You can find more professional paper at printefreegraphpaper.com

Please print out a copy of Experimental and analytic predictions (.ps or .pdf) for guidance on presenting data in computer science classes.

As you know, plain graph paper is universally helpful for presenting data. Semi-log paper is useful for presenting rapidly growing functions. In particular, if you print an exponential function on semi-log paper, you'll end up with a straight line. The slope of the line determines the base of the exponent. If you turn semi-log paper on it's side, you can use it to plot logarithmic functions; again, you should get a straight line.

On log-log paper, polynomials end up looking like straight lines. The slope of the line determines the degree of the polynomial.

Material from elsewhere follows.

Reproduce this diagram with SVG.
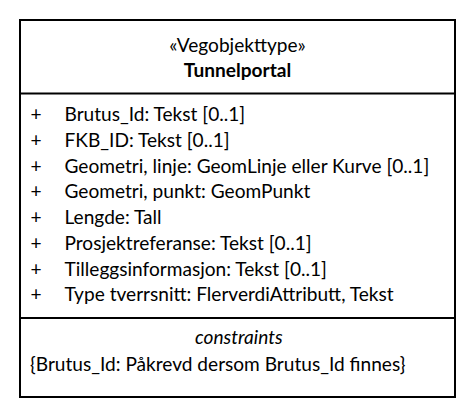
<svg xmlns="http://www.w3.org/2000/svg" width="476" height="418" viewBox="0 0 476 418">
  <style>
    .frame { fill: #ffffff; stroke: #000000; stroke-width: 2; }
    .sep { stroke: #000000; stroke-width: 2; }
    text { font-family: Lato, "Liberation Sans", sans-serif; font-size: 19.1px; fill: #000000; }
    .center { text-anchor: middle; }
    .bold { font-weight: bold; }
    .ital { font-style: italic; }
  </style>
  <rect width="476" height="418" fill="#ffffff"/>
  <g id="Tunnelportal">
    <rect class="frame" x="20" y="20" width="435" height="377"/>
    <line class="sep" x1="20" y1="93.5" x2="455" y2="93.5"/>
    <line class="sep" x1="20" y1="318" x2="455" y2="318"/>
    <!-- name compartment -->
    <text class="center" x="237.5" y="51.7">«Vegobjekttype»</text>
    <text class="center bold" x="237.5" y="76.7">Tunnelportal</text>
    <!-- attribute compartment -->
    <g id="attributes">
      <text x="30.5" y="121">+</text><text x="64.5" y="121">Brutus_Id: Tekst [0..1]</text>
      <text x="30.5" y="146.8">+</text><text x="64.5" y="146.8">FKB_ID: Tekst [0..1]</text>
      <text x="30.5" y="172.5">+</text><text x="64.5" y="172.5">Geometri, linje: GeomLinje eller Kurve [0..1]</text>
      <text x="30.5" y="198.3">+</text><text x="64.5" y="198.3">Geometri, punkt: GeomPunkt</text>
      <text x="30.5" y="224">+</text><text x="64.5" y="224">Lengde: Tall</text>
      <text x="30.5" y="249.8">+</text><text x="64.5" y="249.8">Prosjektreferanse: Tekst [0..1]</text>
      <text x="30.5" y="275.5">+</text><text x="64.5" y="275.5">Tilleggsinformasjon: Tekst [0..1]</text>
      <text x="30.5" y="301.3">+</text><text x="64.5" y="301.3">Type tverrsnitt: FlerverdiAttributt, Tekst</text>
    </g>
    <!-- constraint compartment -->
    <g id="constraints">
      <text class="center ital" x="238.8" y="344">constraints</text>
      <text x="30" y="370.7">{Brutus_Id: Påkrevd dersom Brutus_Id finnes}</text>
    </g>
  </g>
</svg>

If you've never seen log-paper before, the bottom row (marked ``1'') is 1 unit. The next line marked ``1'' is 10 units. The next ``1'' after that is 100 units, then 1000. The very top line would be 100,000 on the 5-cycle semi-log paper.

The graph paper

Plain 30x40 graph paper (.ps or .pdf)

Plain 39x52 graph paper (.ps or .pdf)

Plain 30x40 graph paper (.ps or .pdf) with every 5^th line darkened

Plain 39x52 graph paper (.ps or .pdf) with every 5^th line darkened

5-cycle semi-log paper (.ps or .pdf) good for most semi-log graphing

10-cycle semi-log paper (.ps or .pdf) can be good for projecting out as far 10¹⁰

2-cycle by 3-cycle log-log paper (.ps or .pdf)

5-cycle by 6-cycle log-log paper (.ps or .pdf)

An example

The function 2ⁿ plotted on semi-log paper (.ps or poor .pdf). Note how the point (0,1) -- not (0,0) -- is in the lower left. The point (0,0) would appear infinitely far below the bottom of the page.